The Thirty Years War marked the passing of Spanish hegemony
in Western Europe and its replacement by the French. It eventually involved
re-opened war between the Dutch and Spanish, the eruption into the affairs of
the Norther Europe of a new power, the Swedish monarchy and turned finally into
a Bourbon Hapsburg conflict. Its immediate origins lay in the attempt of the
Hapsburg Emperor Ferdinand II to rebuild imperial authority in Germany by linking
it with the Counter Reformation. This called in question the Peace of Augsburg
and the survival of religious pluralism in Germany. The implications for the Protestant
Princes were huge. The actual explosion occurred before the imperial election,
when in 1618, his Protestant Bohemian Subjects rebelled against Ferdinand.
Thereafter, circumstance and cross currents quickly confused
the pattern of ideological conflict. There was much that was almost accidental
which brought Hapsburg and Bourbon to dispute Germany in the seventeenth century
as Hapsburg and Valois had disputed Italy in the sixteenth century.

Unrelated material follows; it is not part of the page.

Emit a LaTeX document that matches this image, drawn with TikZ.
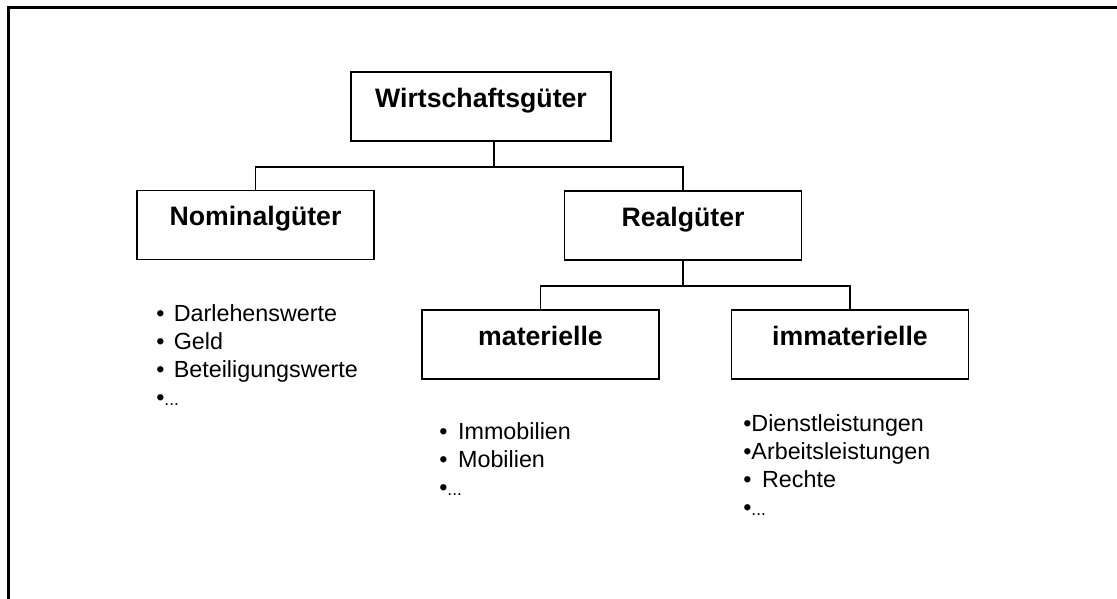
\documentclass[tikz,border=0pt]{standalone}
\usepackage{fontspec}
\setmainfont{Liberation Sans}
\begin{document}
\begin{tikzpicture}[x=0.75pt,y=-0.75pt,
  catbox/.style={draw, line width=1.1pt, inner sep=0pt,
    minimum width=177.5pt, minimum height=52pt,
    font=\fontsize{20}{24}\selectfont\bfseries,
    text height=14.3pt, text depth=13.5pt},
  conn/.style={draw, line width=1pt},
  itemlist/.style={inner sep=0pt, anchor=north west, align=left,
    font=\fontsize{17.5}{21}\selectfont},
  frameline/.style={line width=1.7pt}]
\useasboundingbox (0,0) rectangle (1117,599);
\fill[white] (0,0) rectangle (1117,599);

% outer frame (left and top edges)
\draw[frameline] (8.5,599) -- (8.5,7.5) -- (1117,7.5);

% category boxes
\node[catbox, minimum width=195pt] (W) at (481,106.5) {Wirtschaftsgüter};
\node[catbox] (N) at (255.5,225) {Nominalgüter};
\node[catbox] (R) at (683,225.5) {Realgüter};
\node[catbox] (M) at (540.5,344.5) {materielle};
\node[catbox] (I) at (850,344.5) {immaterielle};

% junction points of the tree
\coordinate (wj) at (494,167);
\coordinate (rj) at (683,286);

\draw[conn] ([xshift=9.75pt]W.south) -- (wj);
\draw[conn] (N.north) |- (wj) -| (R.north);
\draw[conn] (R.south) -- (rj);
\draw[conn] (M.north) |- (rj) -| (I.north);

% item lists
\newcommand{\dotsmall}{{\fontsize{13}{15}\selectfont ...}}
\node[itemlist] (nlist) at (156,304)
  {•\hspace{7pt}Darlehenswerte\\•\hspace{7pt}Geld\\•\hspace{7pt}Beteiligungswerte\\•\dotsmall};
\node[itemlist] (mlist) at (439,422)
  {•\hspace{8pt}Immobilien\\•\hspace{8pt}Mobilien\\•\dotsmall};
\node[itemlist] (ilist) at (743,414)
  {•Dienstleistungen\\•Arbeitsleistungen\\•\hspace{8pt}Rechte\\•\dotsmall};
\end{tikzpicture}
\end{document}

While the unhappy inhabitants of much of central Europe
endured the whims and rapacity’s of quasi-independent warlords, Catholic
France, the ‘eldest daughter of the Church’, under the leadership of a
Cardinal, joined Dutch Calvinists and Swedish Lutherans in asserting the rights
of German Princes against the catholic Hapsburgs. Cardinal Richelieu has a
better claim than any other man to be a creator of a foreign policy of stirring
up trouble beyond the Rhine which was to serve France well for over a century. With
him the age of ‘Real Politick and raison d’état’, of simple unprincipled assertion
of the interest of the sovereign state, has visibly arrived. Religion was all
but lost to sight as the miseries of the Thirty Years War were prolonged until
the peace of Westphalia ended the fighting in 1648.